Donc il y avait l’école nouvelle cévenole. Vous avez rencontré le Pasteur
Trocmé ?
Bien sûr, à plusieurs reprises. La première fois que je l’ai rencontré,
c’était en 42, c’était lors de mon premier contrôle auprès de la gendarmerie
(je ne veux pas parler d’arrestation), j’ai été « convoqué » dirons nous , mais
les gendarmes sont quand même venus me chercher, et il a fallu les suivre, et
j’ai eu le temps d’avertit Trocmé qui m’a dit : « allez y je vais voir ce que
je peux faire » ! Le gendarme une fois arrivé à Tence, ouvre la porte de
l’adjudant, et me dit « vous pouvez entrer » et l’adjudant de
conclure « et repartir » ! Il y avait donc eu une intervention, je
n’ai jamais su exactement de quelle façon mais le résultat était là !

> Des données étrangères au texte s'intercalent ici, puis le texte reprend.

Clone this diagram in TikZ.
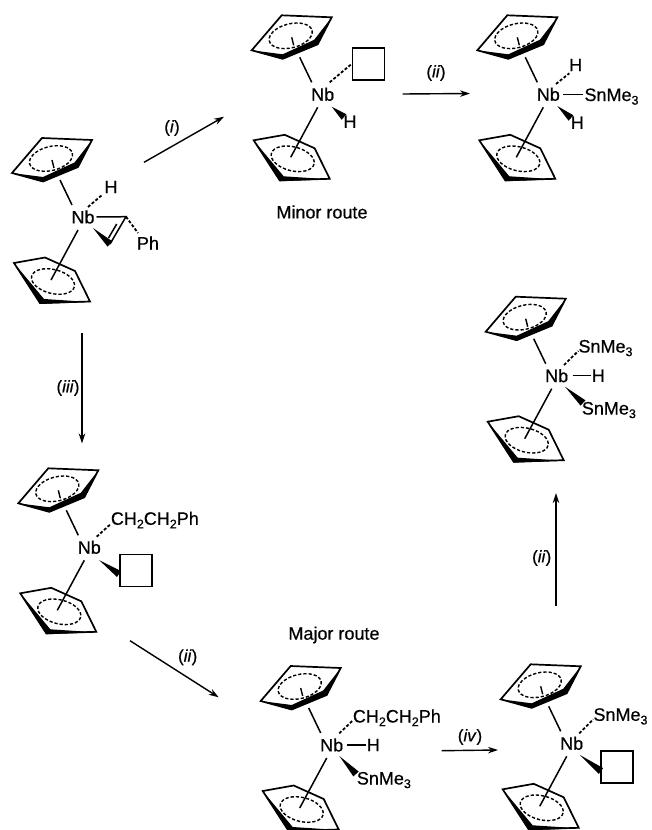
\documentclass[tikz,border=0pt]{standalone}
\usepackage{fontspec}
\setmainfont[FakeBold=0.5]{Liberation Sans}
\usetikzlibrary{calc,arrows.meta}
\tikzset{
  x=1pt,y=-1pt,
  bondline/.style={line width=1.5pt,line cap=butt},
  dashbond/.style={line width=1.8pt,dash pattern=on 3pt off 1.9pt},
  ringline/.style={line width=1.7pt,line join=miter},
  ringdash/.style={line width=1.4pt,dash pattern=on 3.2pt off 2pt},
  rxn/.style={line width=1.4pt,-{Stealth[length=10pt,width=6.5pt]}},
  lbl/.style={font=\fontsize{18}{20}\selectfont,inner sep=0pt},
  stepname/.style={font=\fontsize{17}{19}\selectfont,inner sep=0pt},
  site/.style={draw,line width=1.5pt,minimum size=32pt,inner sep=0pt},
}
\newcommand{\lowsub}[1]{\raisebox{-3.6pt}{\fontsize{12.5}{12.5}\selectfont #1}}
\newcommand{\stannyl}{SnMe\lowsub{3}}
\newcommand{\phenethyl}{CH\lowsub{2}CH\lowsub{2}Ph}
\newcommand{\rxlabel}[1]{(\textit{#1})}
% metallocene fragment: name, x, y
\newcommand{\nbunit}[3]{%
  \node[lbl] (#1) at (#2,#3) {Nb};
  \begin{scope}[shift={(#2,#3)}]
    % upper ring
    \draw[ringline] (-41,-79) -- (9,-77) -- (-5,-50) -- (-40,-35.5) -- (-71,-44) -- cycle;
    \fill (-71,-44) -- (-40,-35) -- (-5,-50) -- (9,-77) -- (-8.5,-54.5) -- (-40,-40) -- cycle;
    \draw[ringdash,shift={(-32,-58.5)},rotate=14] (0,0) ellipse (22 and 12);
    \draw[line width=1.4pt] (-31,-57) -- (-29,-49);
    \coordinate (#1ua) at (-11,-12);
    \coordinate (#1ub) at (-23,-37);
    % lower ring
    \draw[ringline] (-69,46) -- (-38,40.5) -- (-8,54) -- (7,84.5) -- (-43,86) -- cycle;
    \fill (-69,46) -- (-43,87) -- (7,85) -- (-39,82) -- cycle;
    \draw[ringdash,shift={(-30,64.5)},rotate=-14] (0,0) ellipse (22 and 12);
    \coordinate (#1la) at (-5,13);
    \coordinate (#1lb) at (-32,63);
  \end{scope}
  \draw[bondline] (#1ua) -- (#1ub);
  \draw[bondline] (#1la) -- (#1lb);
}
% wedge bond: narrow end, wide end
\newcommand{\wedgebond}[2]{%
  \coordinate (wa) at #1;
  \coordinate (wb) at #2;
  \fill (wa) -- ($(wb)!3.6pt!90:(wa)$) -- ($(wb)!3.6pt!-90:(wa)$) -- cycle;
}
\begin{document}
\begin{tikzpicture}
\clip (0,0) rectangle (652,830);
\fill[white] (0,0) rectangle (652,830);

% --- molecule 1: hydrido styrene complex
\nbunit{nbA}{83}{217}
\node[lbl] (hA) at (111,187) {H};
\node[lbl] (phA) at (148,243) {Ph};
\coordinate (vinA) at (126,216.7);
\coordinate (vinB) at (110,244);
\draw[dashbond] ($(nbA)+(5,-10)$) -- ($(hA)+(-9,8)$);
\draw[bondline] ($(nbA)+(13.5,0)$) -- (vinA) -- (vinB);
\draw[bondline] (116.7,224) -- (108.5,238);
\wedgebond{(93,228)}{(vinB)}
\draw[dashbond] (vinA) -- ($(phA)+(-10,-10)$);

% --- molecule 2: minor route vacant site
\nbunit{nbB}{322.7}{94.3}
\node[site] (boxB) at (368.3,64) {};
\node[lbl] (hB) at (350,121.7) {H};
\draw[dashbond] ($(nbB)+(7,-12)$) -- (boxB.west);
\wedgebond{(331.7,106.7)}{(344,117)}
\node[lbl,anchor=center] (minor) at (322,212) {Minor route};

% --- molecule 3
\nbunit{nbC}{548.3}{94.3}
\node[lbl] (hC1) at (575.7,65) {H};
\node[lbl,anchor=base west] (snC) at (584.3,101) {\stannyl};
\node[lbl] (hC2) at (577.3,122.7) {H};
\draw[dashbond] ($(nbC)+(7.7,-10.3)$) -- ($(hC1)+(-6.4,8.3)$);
\draw[bondline] ($(nbC)+(15,0)$) -- (582.7,94.3);
\wedgebond{(557.3,106)}{(571,118)}

% --- molecule 4
\nbunit{nbD}{556.7}{375.7}
\node[lbl,anchor=base west] (snD1) at (578.3,352.5) {\stannyl};
\node[lbl] (hD) at (598.3,375.7) {H};
\node[lbl,anchor=base west] (snD2) at (581.7,414.5) {\stannyl};
\draw[dashbond] ($(nbD)+(7.3,-10.7)$) -- (578.3,351);
\draw[bondline] ($(nbD)+(16,0)$) -- ($(hD)+(-7.6,0)$);
\wedgebond{(565,386.7)}{(583,403)}

% --- molecule 5
\nbunit{nbE}{89.3}{547.3}
\node[lbl,anchor=base west] (chE) at (110.7,524.8) {\phenethyl};
\node[site] (boxE) at (136,570.7) {};
\draw[dashbond] ($(nbE)+(7.4,-10.6)$) -- (110.7,524);
\wedgebond{(99,560)}{(119,574)}

% --- molecule 6
\nbunit{nbF}{331.7}{745}
\node[lbl,anchor=base west] (chF) at (352.7,722.5) {\phenethyl};
\node[lbl] (hF) at (373.3,745) {H};
\node[lbl,anchor=base west] (snF) at (356.7,784.5) {\stannyl};
\draw[dashbond] ($(nbF)+(7.6,-11.7)$) -- (353.3,720);
\draw[bondline] ($(nbF)+(15,0)$) -- ($(hF)+(-7.6,0)$);
\wedgebond{(339.3,756)}{(356,774)}
\node[lbl,anchor=center] (major) at (334,635) {Major route};

% --- molecule 7
\nbunit{nbG}{571.7}{743.3}
\node[lbl,anchor=base west] (snG) at (593.3,720.8) {\stannyl};
\node[site] (boxG) at (617,767) {};
\draw[dashbond] ($(nbG)+(7.6,-10)$) -- (593.3,719.3);
\wedgebond{(580,755)}{(601,771)}

% --- reaction arrows
\coordinate (r1a) at (144,162.3);  \coordinate (r1b) at (224,116.7);
\coordinate (r2a) at (402.7,94);   \coordinate (r2b) at (470,93.5);
\coordinate (r3a) at (82,332.7);   \coordinate (r3b) at (82,443.5);
\coordinate (r4a) at (130,640.7);  \coordinate (r4b) at (218.7,697.3);
\coordinate (r5a) at (441.7,750.7);\coordinate (r5b) at (498,750);
\coordinate (r6a) at (556,606);    \coordinate (r6b) at (556,493);
\draw[rxn] (r1a) -- (r1b);
\draw[rxn] (r2a) -- (r2b);
\draw[rxn] (r3a) -- (r3b);
\draw[rxn] (r4a) -- (r4b);
\draw[rxn] (r5a) -- (r5b);
\draw[rxn] (r6a) -- (r6b);
\node[stepname] (s1) at (172,128) {\rxlabel{i}};
\node[stepname] (s2) at (436,73) {\rxlabel{ii}};
\node[stepname] (s3) at (68,388) {\rxlabel{iii}};
\node[stepname] (s4) at (187.7,657.3) {\rxlabel{ii}};
\node[stepname] (s5) at (470,737) {\rxlabel{iv}};
\node[stepname] (s6) at (541.7,558) {\rxlabel{ii}};
\end{tikzpicture}
\end{document}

Lors d’une deuxième interpellation, pareil, Trocmé est intervenu aussi, et
jusqu’à ma troisième interpellation (rires), pendant quelques temps je n’aie
pas été ennuyé, on a cherché à m’arrêter en 43, mais alors que les gendarmes
étaient devant la porte j’ai pu me sauver, et à partir de ce moment je n’ai
plus donné signe de vie ! J’ai pris non pas encore le maquis (qui n’était pas à
ce moment organisé) mais je suis allé en pleine campagne, où j’étais
caché.
En fait les gens du Chambon savaient ce qui se passait à l’école nouvelle
cévenole, comment ça se passait, tous ces enfants qui étaient cachés ?
Je savais personnellement qu’il y avait beaucoup d’enfants cachés, qui étaient
dans mon cas ou à peu près, mais à cette époque je n’avais pas de rapports
avec le Collège Cévenol. C’est venu bien après.
Donc après la guerre est finie, vous décidez de rester au Chambon.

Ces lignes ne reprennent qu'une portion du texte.